New poll puts Labor in lead with 23 mandates
Knesset Channel survey puts Likud at second place with 21 seats; Jewish Home at 16; Eli Yishai’s new party at 4
A poll published by the Knesset Channel on Monday afternoon shows Labor leading Likud by two seats, and puts the new party established by Eli Yishai after he left Shas above the 3.25% electoral threshold, taking approximately half the mandates currently held by Shas.
In the new poll, Labor (now merged with Tzipi Livni’s Hatnua) wins 23 mandates, with Likud coming a close second at 21 seats. Jewish Home comes in third with 16 mandates, four more than it has in the 19th Knesset. (Labor has 15 seats in the outgoing Knesset; Likud and Yisrael Beytenu, running together, won 31 last time.)
Former finance minister Yair Lapid’s Yesh Atid party, which won 19 seats in the outgoing Knesset, shrinks to 11. Unlike other polls, the survey published Monday found Yesh Atid to be stronger than Moshe Kahlon’s new party Kulanu, at nine seats.
Meretz gets seven seats, one more than it currently holds, and United Torah Judaism maintains its strength, with seven mandates.
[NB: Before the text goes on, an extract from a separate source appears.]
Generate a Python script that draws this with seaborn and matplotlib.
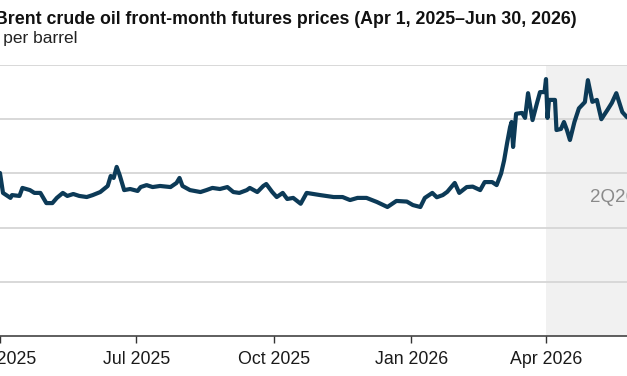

Yisrael Beytenu falls to seven mandates.
Eli Yishai’s new party, Ha’am Itanu (The People Are With Us), would win four mandates and Shas would win only five, the poll found. Thus Shas and Ha’am Itanu, which presumably target the same electorate, would win nine seats put together, two fewer than Shas’s current strength in parliament.
The communist Hadash party is expected to win five seats, with the United Arab List also expected to win five. Balad is not expected to clear the electoral threshold. The findings for the Arab parties are based on them not running on a joint ticket.
The poll was conducted by Panels Politics, with a 4.8% margin of error.